11/07/2012

Teatro Canhão

A minha principal percepção depois de assistir às cenas de William Shakespeare - dos alunos da disciplina de Atuação III do Departamento de Arte Dramática da UFRGS -, é a de que um preparo corporal apurado influencia a voz utilizada em cena. Na maioria das cenas existe um reflexo palpável das aulas de corpo com a professora Suzi Weber, das aulas de atuação com o professor Chico – que elaborou acrobacias e técnicas das artes marciais, como o tai chi chuan – e das aulas de voz com Celina Alcântara, muito focadas – da mesma forma – na exaustão do corpo. O resultado, que analisarei aqui, foi impactante e de qualidade. Entramos no Studio I e imediatamente fomos abordados por figuras que sussurravam nomes e feitiços, tentando nos levar para o centro do “palco”. Foi importante ver os personagens unidos em torno desse ritual que parecia invocar outros seres através do estado de transe.

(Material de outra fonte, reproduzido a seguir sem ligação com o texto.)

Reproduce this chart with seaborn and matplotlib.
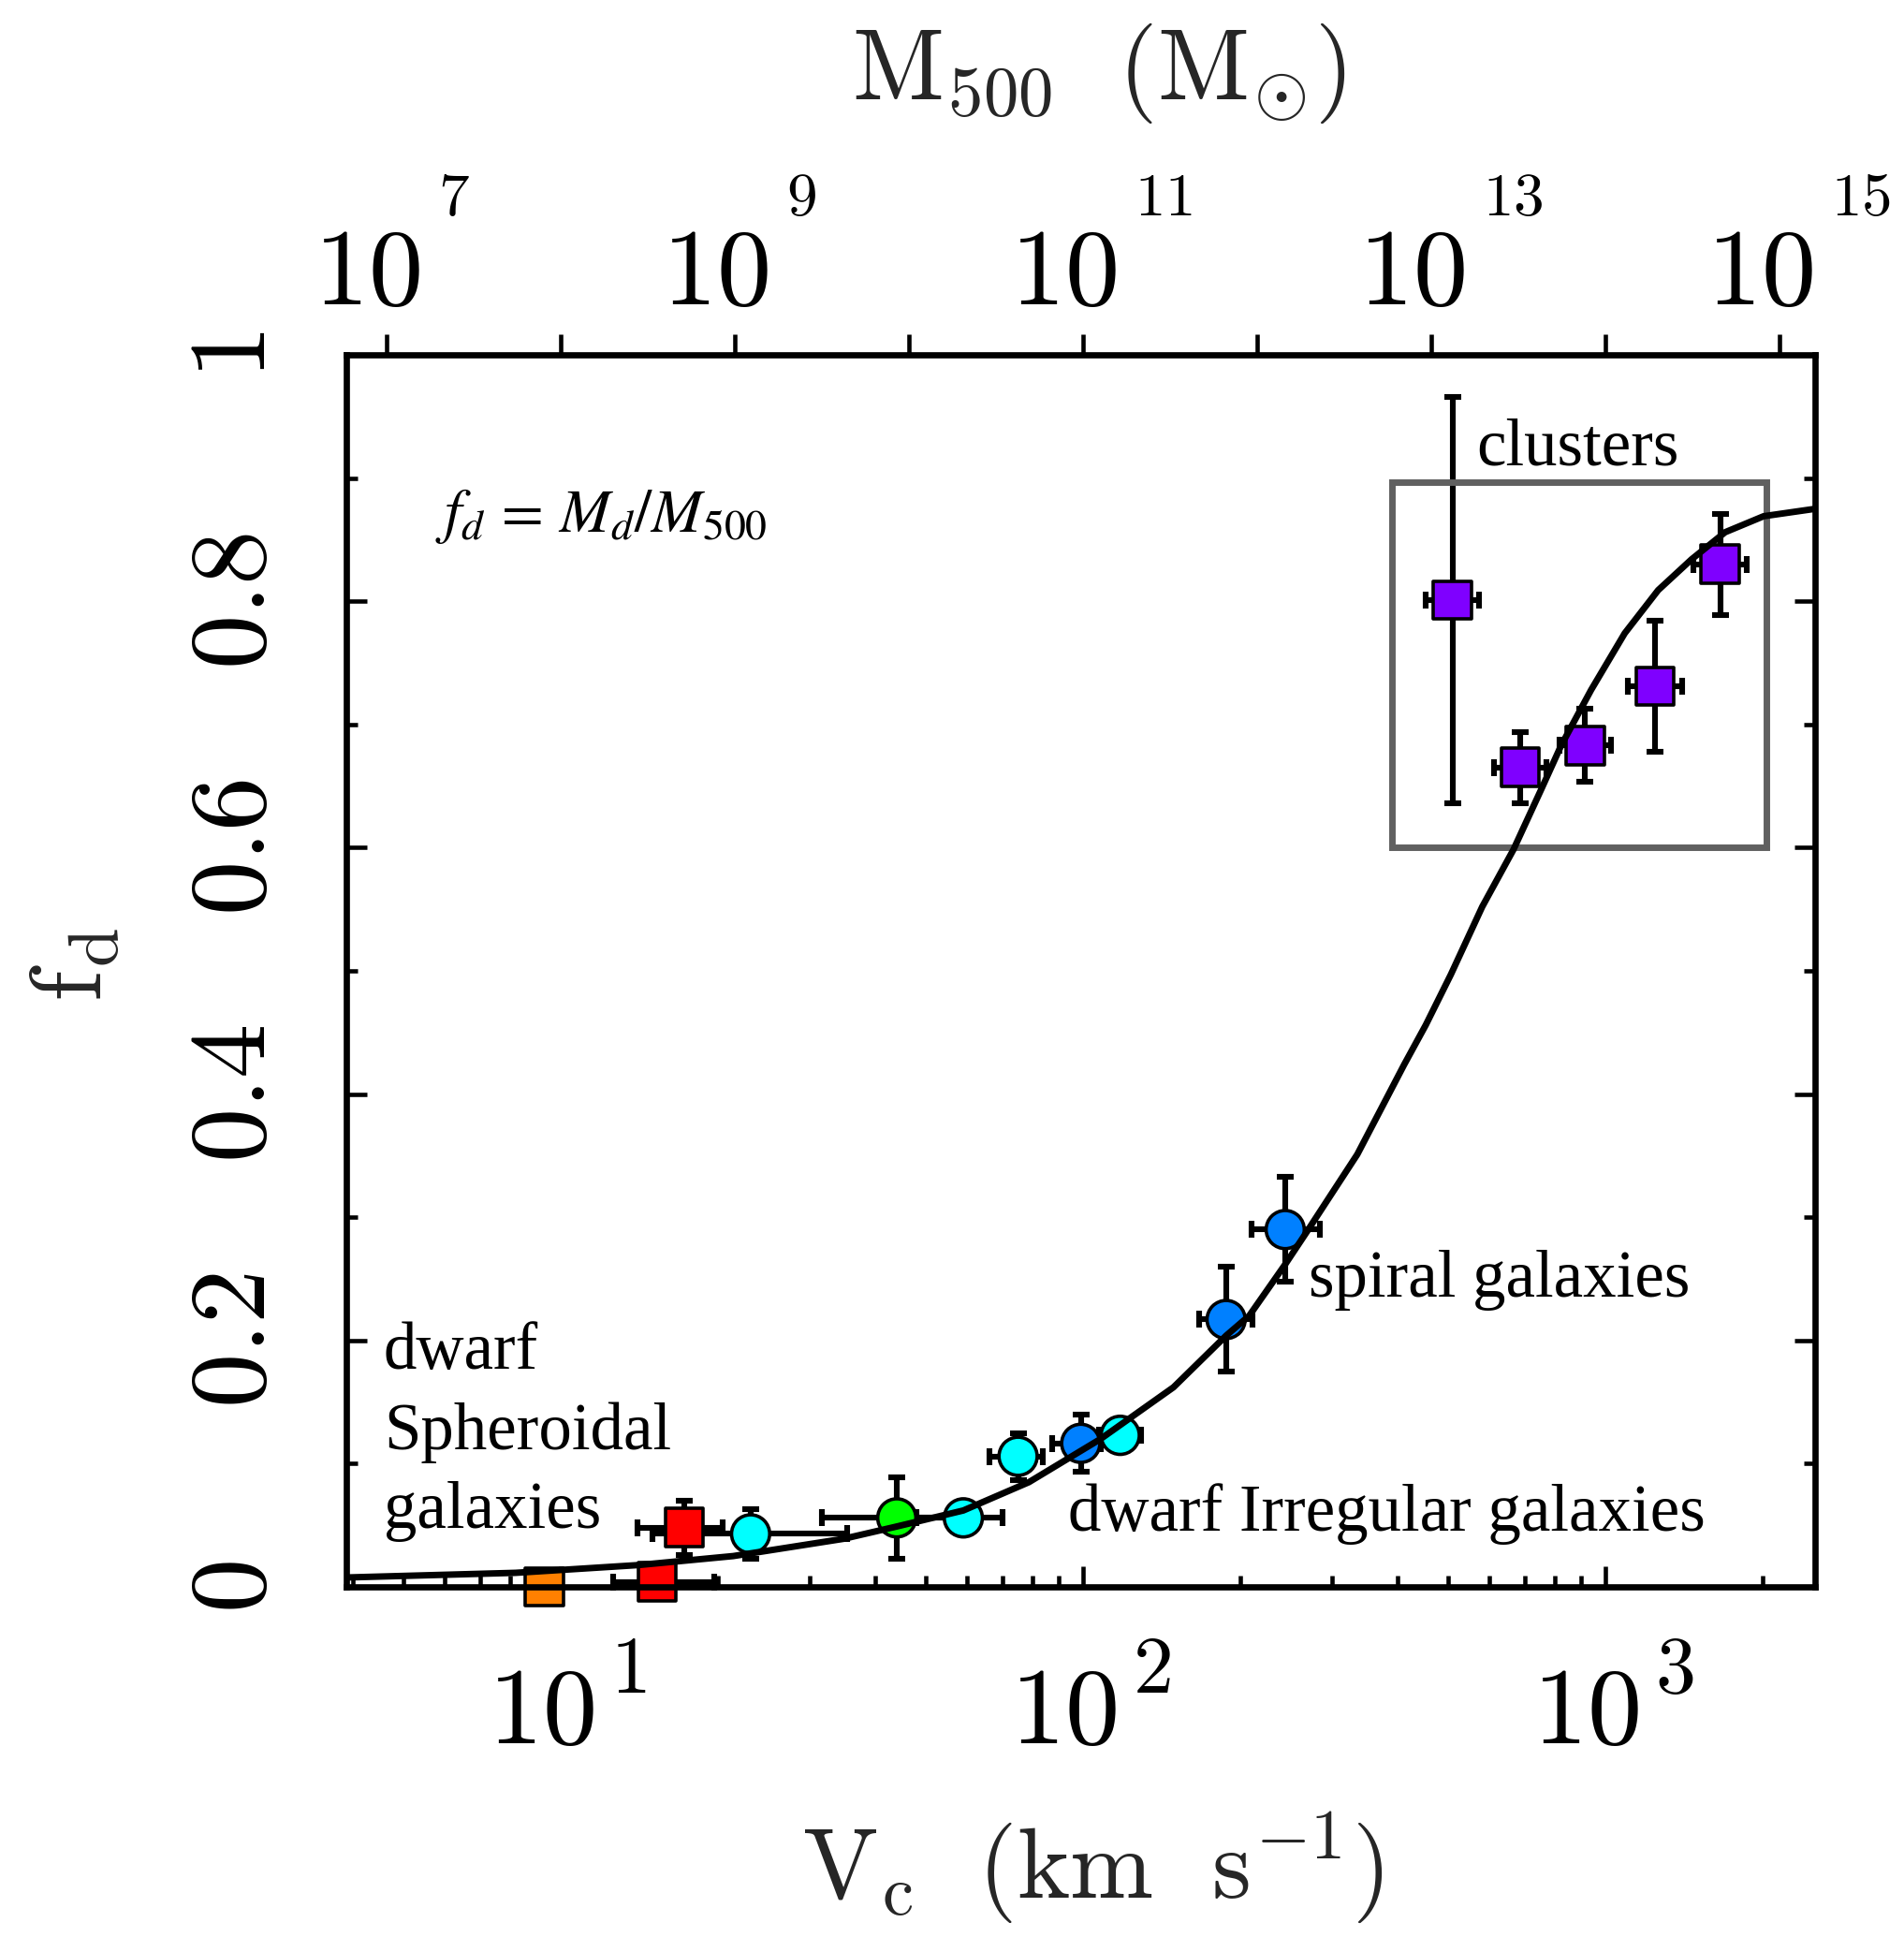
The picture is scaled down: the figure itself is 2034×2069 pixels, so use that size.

Acredito que seria uma boa forma de finalizar as cenas, com uma nova união entre eles, um ritual de despedida. O cenário se alia com o início a partir do momento que nos causa sinestesia: vários fios formam uma grande teia na qual os objetos (como facas e espingardas) estão pendurados. CENA 1 – MACBETH Macbeth – Áquila Mattos Lady Macbeth – Anandrea Altamirano
A cena começa com Macbeth correndo até o outro extremo do “palco” para vomitar sangue no chão, coberto por uma lona amarela. Macbeth não é inocente, ele deseja possuir o trono, entretanto sua mola propulsora é a sede de Lady Macbeth por sangue. Ela afirma que só não comete o homicídio pela condição de mulher, pois o que não lhe falta é determinação e força, exatamente o que sustenta Macbeth, caso contrário ele desabaria, pois sua essência encontra dificuldade em aceitar a ideia de assassinato. Nem a água mais límpida removeria as manchas de sangue de suas mãos. Áquila consegue passar o espírito perturbado de Macbeth através do corpo que treme e contamina profundamente a voz. A sensação é de que o personagem está cercado por forças ocultas que causam medo e desespero. Lady Macbeth representa essas forças, o que Anandrea captou, desenvolvendo um verdadeiro anjo negro. Mais do que no corpo, seu triunfo está na voz, profundamente contagiante, formadora de ondas de ódio e vingança. A inserção de objetos na última hora pelo professor da disciplina, Chico, foi uma escolha muito feliz. Para mim os objetos já estavam ali durante os ensaios, mesmo que imaginários; tal a destreza dos atores e das atrizes. Macbeth tem uma faca, enquanto Lady Macbeth carrega dois vasos de barro com um líquido vermelho que vai se derramando enquanto ela dá o texto. Fiquei com várias fotografias dessa cena registradas na minha mente, pois os movimentos eram muito precisos e altamente estéticos. O corpo inflava até alcançar ou romper o limite, depois murchava rápido ou lentamente e ia para outra posição. Não fosse a espontaneidade e o carisma da dupla, a cena poderia ter desenvolvido um formato coreográfico rígido. O único elemento que, apesar de causar efeito dramático, rompe com a personalidade firme de Lady Macbeth, são as mãos de Anandrea, que tremiam bastante durante os momentos em que ela erguia os vasos de barro. Ainda que as atuações estejam afiadas e niveladas, Anandrea apresenta uma energia de combustão, um radiancy sem fim.